- _PROBLEM REQUIREMENTS_
Set down word for word the lines running from the line with "Generate a Python" to the line with "from matplotlib.ticker import FuncFormatter", ends included. Skip every picture.

== RECORDS

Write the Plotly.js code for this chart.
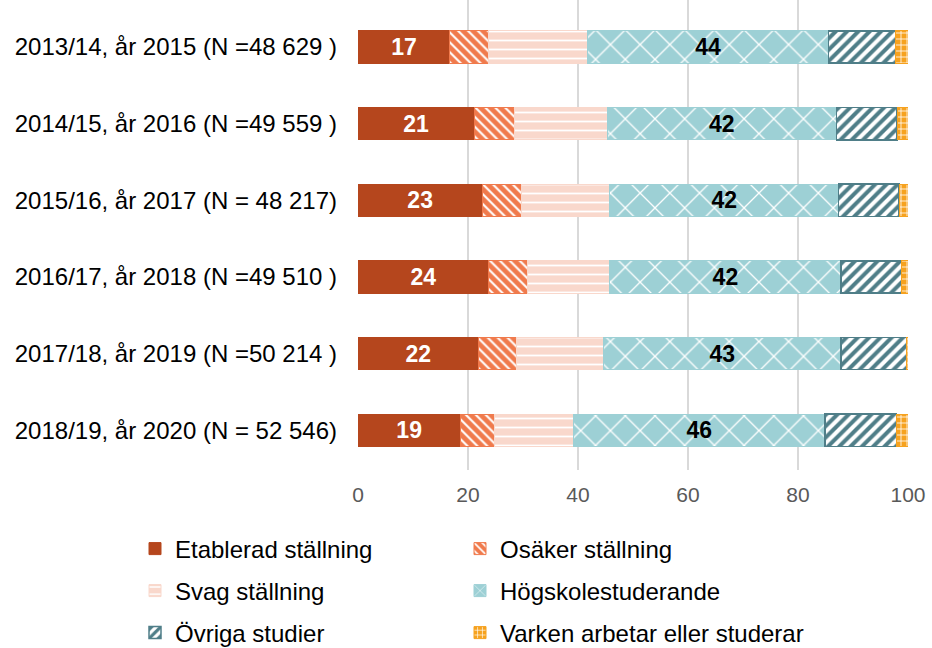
<!DOCTYPE html>
<html>
<head>
<meta charset="utf-8">
<script src="https://cdn.plot.ly/plotly-3.0.1.min.js"></script>
<style>
  body { margin: 0; background: #fff; }
  #plot { width: 932px; height: 648px; }
</style>
</head>
<body>
<div id="plot"></div>
<script>
// Kohorter (y-axelns etiketter)
var cohorts = [
  "2013/14, år 2015 (N =48 629 )",
  "2014/15, år 2016 (N =49 559 )",
  "2015/16, år 2017 (N = 48 217)",
  "2016/17, år 2018 (N =49 510 )",
  "2017/18, år 2019 (N =50 214 )",
  "2018/19, år 2020 (N = 52 546)"
];

// Andelar i procent, en lista per kategori
var etablerad = [16.7, 21.1, 22.6, 23.8, 21.9, 18.6];
var osaker    = [7.1, 7.3, 7.1, 7.0, 6.9, 6.3];
var svag      = [18.0, 16.9, 16.1, 15.0, 15.9, 14.3];
var hogskola  = [43.7, 41.7, 41.6, 42.0, 43.1, 45.7];
var ovriga    = [12.2, 11.0, 11.0, 11.0, 12.0, 13.0];
var varken    = [2.3, 2.0, 1.6, 1.2, 0.2, 2.1];

var names = [
  "Etablerad ställning", "Osäker ställning", "Svag ställning",
  "Högskolestuderande", "Övriga studier", "Varken arbetar eller studerar"
];

// en legend per post, så att de hamnar i två kolumner
var legendIds = ["legend", "legend2", "legend3", "legend4", "legend5", "legend6"];

function bar(vals, i, opts) {
  var t = {
    type: "bar",
    orientation: "h",
    name: names[i],
    y: cohorts,
    x: vals,
    hoverinfo: "skip",
    textposition: "none",
    legend: legendIds[i],
    showlegend: true,
    marker: opts.marker
  };
  if (opts.labels) {
    t.text = vals.map(v => Math.round(v));
    t.textposition = "inside";
    t.insidetextanchor = "middle";
    t.textangle = 0;
    t.constraintext = "none";
    t.textfont = {family: "Liberation Sans, Arial, sans-serif", size: 23, color: opts.labels, weight: "bold"};
  }
  return t;
}

var traces = [
  bar(etablerad, 0, {labels: "#ffffff", marker: {color: "#B5461D", line: {color: "#B5461D", width: 1}}}),
  bar(osaker, 1, {marker: {color: "#F07A4C", line: {color: "#F07A4C", width: 1},
    pattern: {shape: "\\", fgcolor: "#ffffff", bgcolor: "#F07A4C", size: 7, solidity: 0.3}}}),
  bar(svag, 2, {marker: {color: "#F9D8CC", line: {color: "#F9D8CC", width: 1},
    pattern: {shape: "-", fgcolor: "#ffffff", bgcolor: "#F9D8CC", size: 9, solidity: 0.2}}}),
  bar(hogskola, 3, {labels: "#000000", marker: {color: "#9DD0D5", line: {color: "#9DD0D5", width: 1},
    pattern: {shape: "x", fgcolor: "#ffffff", bgcolor: "#9DD0D5", size: 21, solidity: 0.12}}}),
  bar(ovriga, 4, {marker: {color: "#4F7E88", line: {color: "#4F7E88", width: 1.5},
    pattern: {shape: "/", fgcolor: "#4F7E88", bgcolor: "#ffffff", size: 8, solidity: 0.5}}}),
  bar(varken, 5, {marker: {color: "#F6A21F", line: {color: "#F6A21F", width: 1},
    pattern: {shape: "+", fgcolor: "#ffffff", bgcolor: "#F6A21F", size: 6, solidity: 0.25}}})
];

var legendX = [135, 460];
var legendY = [549, 591, 633];

function legendAt(i) {
  return {
    orientation: "h",
    xref: "container", yref: "container",
    x: legendX[i % 2] / 932,
    y: 1 - legendY[Math.floor(i / 2)] / 648,
    xanchor: "left", yanchor: "middle",
    font: {family: "Liberation Sans, Arial, sans-serif", size: 24, color: "#000000"},
    bgcolor: "rgba(0,0,0,0)"
  };
}

var layout = {
  width: 932,
  height: 648,
  showlegend: true,
  margin: {l: 358, r: 24, t: 0, b: 178, autoexpand: false},
  paper_bgcolor: "#ffffff",
  plot_bgcolor: "#ffffff",
  barmode: "stack",
  bargap: 0.58,
  font: {family: "Liberation Sans, Arial, sans-serif"},
  xaxis: {
    range: [0, 100],
    dtick: 20,
    showgrid: true,
    gridcolor: "#D9D9D9",
    gridwidth: 1.5,
    zeroline: false,
    showline: false,
    ticks: "",
    ticklabelstandoff: 10,
    tickfont: {size: 21, color: "#595959"}
  },
  yaxis: {
    type: "category",
    range: [5.52, -0.614],
    showgrid: false,
    zeroline: false,
    showline: false,
    ticks: "",
    ticklabelstandoff: 20,
    tickfont: {size: 24, color: "#000000"}
  }
};
legendIds.forEach((id, i) => { layout[id] = legendAt(i); });

Plotly.newPlot("plot", traces, layout, {staticPlot: true, displayModeBar: false});
</script>
</body>
</html>
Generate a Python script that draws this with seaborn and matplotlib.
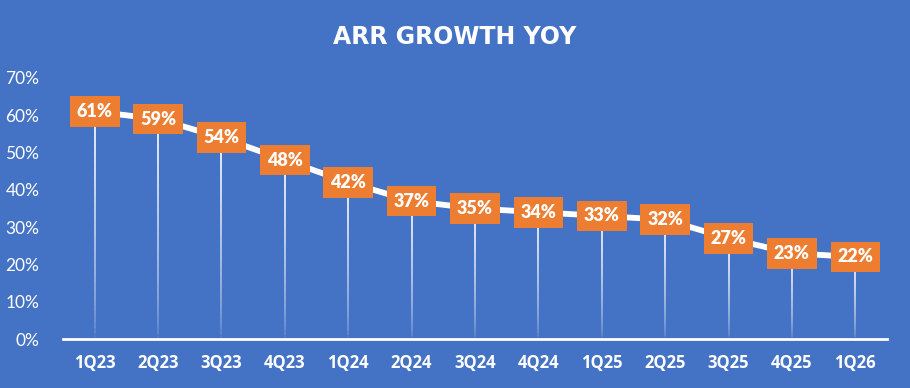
import matplotlib
matplotlib.use("Agg")
import matplotlib.pyplot as plt
import seaborn as sns
import numpy as np
import pandas as pd
from matplotlib.ticker import FuncFormatter

quarters = ["1Q23", "2Q23", "3Q23", "4Q23", "1Q24", "2Q24", "3Q24", "4Q24",
            "1Q25", "2Q25", "3Q25", "4Q25", "1Q26"]
growth = [0.61, 0.59, 0.54, 0.48, 0.42, 0.37, 0.35, 0.34, 0.33, 0.32, 0.27, 0.23, 0.22]
yticks = [0, 0.1, 0.2, 0.3, 0.4, 0.5, 0.6, 0.7]
title = "ARR GROWTH YOY"

BG = "#4472C4"
ORANGE = "#ED7D31"

sns.set_theme(style="white")
plt.rcParams['font.family'] = ['Lato', 'DejaVu Sans']

df = pd.DataFrame({"q": quarters, "g": growth, "x": np.arange(len(quarters))})

fig = plt.figure(figsize=(9.1, 3.88), dpi=100, facecolor=BG)
ax = fig.add_axes([63/910, 1-339/388, (887-63)/910, (339-78)/388])
ax.set_facecolor(BG)

# drop lines with fade toward the axis
nseg = 40
for xi, yi in zip(df["x"], df["g"]):
    edges = np.linspace(0, yi, nseg + 1)
    for k in range(nseg):
        a = 0.05 + 0.85 * (k / nseg) ** 0.6
        ax.plot([xi, xi], [edges[k], edges[k+1]], color="white", lw=1.4,
                alpha=a, solid_capstyle="butt", zorder=1)

sns.lineplot(data=df, x="x", y="g", ax=ax, color="white", lw=4.2, zorder=2)

for xi, yi in zip(df["x"], df["g"]):
    ax.text(xi, yi, f"{round(yi*100)}%", ha="center", va="center", color="white",
            fontsize=13, fontweight="heavy", zorder=4,
            bbox=dict(boxstyle="square,pad=0.38", fc=ORANGE, ec="none"))

ax.set_xlim(-0.5, len(quarters) - 0.5)
ax.set_ylim(0, 0.70)
ax.set_xticks(df["x"])
ax.set_xticklabels(quarters)
ax.set_yticks(yticks)
ax.yaxis.set_major_formatter(FuncFormatter(lambda v, p: f"{round(v*100)}%"))
ax.tick_params(axis="x", colors="white", labelsize=12, length=0, pad=11)
ax.tick_params(axis="y", colors="white", labelsize=12.5, length=0, pad=17)
for lab in ax.get_xticklabels():
    lab.set_fontweight("bold")
    lab.set_family(["Open Sans", "DejaVu Sans"])
for s in ["top", "right", "left"]:
    ax.spines[s].set_visible(False)
ax.spines["bottom"].set_color("white")
ax.spines["bottom"].set_linewidth(2)
ax.set_xlabel("")
ax.set_ylabel("")

fig.text(455/910, 1-37/388, title, ha="center", va="center", color="white",
         fontsize=17, fontweight="bold", family=["DejaVu Sans"])

fig.savefig("out.png", dpi=100, facecolor=BG)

====

- _ANSWER BELOW_
Generate a Python script that draws this with seaborn and matplotlib.
import matplotlib
matplotlib.use("Agg")
import matplotlib.pyplot as plt
import seaborn as sns
import numpy as np
import pandas as pd
from matplotlib.ticker import FuncFormatter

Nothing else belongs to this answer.